Seth Markle’s book A Motorcycle on Hell Run: Tanzania, Black Power, and the Uncertain Future of Pan-Africanism, 1964–1974 examines a pivotal time for both black radical activists in the West and the leadership of newly independent Tanzania. He shows how encounters between these two sets of actors shaped the ideas and strategies of their respective struggles, illustrating the challenges of trying to upend longstanding power structures while implementing new visions of liberation and solidarity.
The book is a chronological account, beginning with the encounter between Malcom X and Abdulrahman Mohamed Babu, the Zanzibari anti-colonial activist. In tracing the two men’s individual development as activists and the ways in which their paths intersect, Markle showcases both ideological divides within the U.S. black freedom movement (including African-Americans living in Tanzania) and the emerging contours of the Tanzanian one-party state, themes that recur throughout the book. One of the greatest strengths of this section is its presentation of Tanzania’s charismatic first President Julius K. Nyerere as a statesman on the world stage, grappling with the task of building a new nation while also fending off international pressures related to the Cold War. While clearly demonstrating Nyerere’s appeal to diaspora activists, Markle does not idealize the leader, as many others have done. Rather, we meet a Nyerere who sanctions British military intervention in response to mutinous African soldiers and clashes with Ghanaian President Kwame Nkrumah over the correct approach to African unity, but who also transforms Tanzania into a rear base for the military operations of liberation movements in the region.
By 1968, Markle tells us that Tanzania has become “the epicenter of the pan-Africanism movement” (75), thanks to the passage of the Arusha Declaration, which outlined the principles of African Socialism and an economic order based on self-reliance. We learn about the involvement of diaspora actors through their participation in two forms of knowledge production: university education and book publishing. Diaspora intellectuals and activists such as the Caribbean Marxist historian Walter Rodney found kinship with progressive students and faculty on “the Hill,” as the University of Dar es Salaam’s main campus was affectionately known. At the same time, the actions of student radicals and their sympathizers frequently came into conflict with the one-party government, which decried their reliance on “foreign ideologies” (89). Such conflicts culminated in a ban against the University Students’ African Revolutionary Front, the most prominent radical student organization on campus, which included Tanzanians of all ethnicities among its members, as well as nationals of other African countries. This ban served not only to marginalize non-Tanzanian students, but also to delineate the boundaries within which diaspora activists could operate. The authoritarian character of the Tanzanian state would be further revealed through actions such as an interdiction on soul music and a campaign against miniskirts and other forms of “indecent” and “decadent” clothing (125). While Markle argues that such actions were in line with a socialist ethos that had “an acute awareness of how African-American culture was easily subjected to corporate co-optation” (125), he also explains that black radical expatriates living in Tanzania were disheartened by what they saw as parallels with U.S. state repression.
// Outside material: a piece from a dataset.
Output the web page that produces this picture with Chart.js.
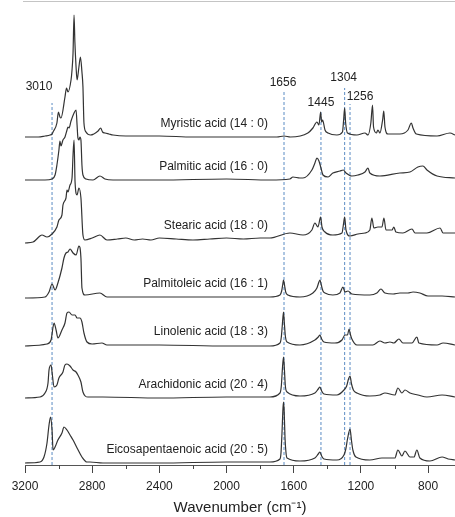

Close observers of contemporary Tanzanian politics will also recognize a government with limited tolerance of dissent and suspicion of foreign influence.
The book concludes with the leadup to and implementation of the Sixth Pan-African Congress, once again highlighting the challenges of unity within both African liberation movements and the African-American struggle for freedom, as well as diverging visions between the two. One of the most important insights of this final section is the way in which the concept and political realities of the nation-state complicate the achievement of transnational unity.
Overall, scholars of diaspora movements as well as of contemporary African state politics can find much to like and learn from this volume. Markle’s writing is remarkably clear and free of disciplinary jargon. Some sections of the book are not as coherently organized as others: Chapter Four on the cultural politics of book publishing strays a bit from its stated theme and does not fit as clearly into the overall narrative as the other chapters. In addition, though he provides important insights into the origins of modern-day state repression in Tanzania, Markle does not grapple with contemporary Tanzanian politics, choosing to conclude with somewhat romantic examples of how today’s Tanzanians have memorialized the Black Power movement through popular music and socially conscious tourism. To be fair, however, explaining contemporary politics is not Markle’s project, and he largely succeeds in finding a balance between depth and breadth on his chosen subject––painting nuanced portraits of complicated and at times flawed individuals, while also showing how they fit into a bigger picture of national and universal struggles for liberation and belonging.